Tamasha
Year: 2015
Director: Imtiyaz Ali
Cast: Ranbir Kapoor, Deepika Padukone
A director on a roll, an actress on the top of her game and an actor who is struggling for a hit… Tamasha is an interesting recipe. It is also teeming with thoughts and ideas.
What’s the plot?
A guy (Ranbir) meets a girl (Deepika) in Corsica. In a magical foreign land, away from the prying eyes of the world, hiding their real identities from each other, they have a rollicking holiday together. Then they part, promising never to meet again. The girl tries her best to keep her promise but can’t get over the guy and finally tracks him down. But he is not the same as he was in Corsica. Gone is his free-wheeling wild spirit. He is now just another ‘regular’ guy, who is seemingly happy in his nine-to-five job-driven life. Once he was an imaginative boy who loved and believed the old story-teller’s tall tales from the realms of history and mythology. But now those childhood fantasies have melted in face of parental pressures and worldly expectations. The girl is now confused and her reactions trigger a chain of thoughts in the guy’s mind. Who is he really? Is he living life as per his own desires; or simply walking on the path marked for him by the family and the society?
What’s hot? What’s not?
While the writer-director Imtiyaz Ali succeeds in getting across his points, he also disappoints you with some humongous waste of screen time in building up the tempo and regularly keeps losing grip on the proceedings. The first forty-five minutes or so, the film wanders about aimlessly and appears frivolous and self-indulgent. Thankfully it finds its feet in the second half. At times you really wonder if today’s big budgets are making directors do wasteful things!
A. R. Rahman’s music is a big letdown and the songs-and-dances in the film are the major hindrances to its story-telling.
The two main performers are the saving grace. Ranbir Kapoor has played many a confused youth role to perfection and here, too he effectively portrays the young man’s dual existence and his internal duel. One scene where he confronts his boss (Vivek Mushran) is hilarious and a high point of the movie.
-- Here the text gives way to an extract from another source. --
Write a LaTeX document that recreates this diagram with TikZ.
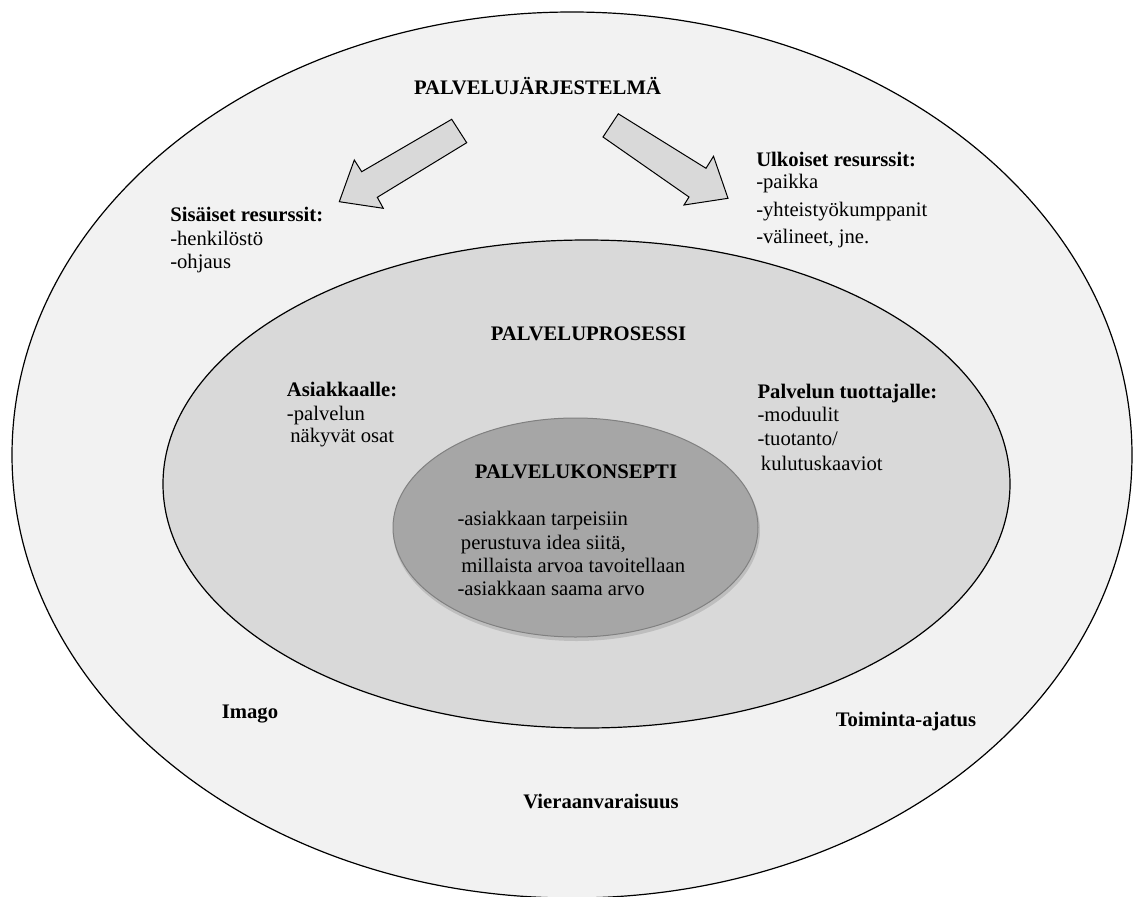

Deepika looks fabulous and despite having a much shorter and ill-defined role, simply dazzles on screen.
Verdict
Romance merely serves as a trigger point in Tamasha to highlight the daily struggle of human existence. The film asks the right questions….Is life a mere drama, a Tamasha where everyone is playacting a designated role? Can love set us free from conforming ourselves from being just another robot who mechanically keeps doing things? ‘Prim, proper, efficient, responsible’- Is this the only way to live or does ‘Wild, wacky, passionate, reckless’ work better for some?
I wish it had adopted a clearer and more concise cinematic approach to make a better impact!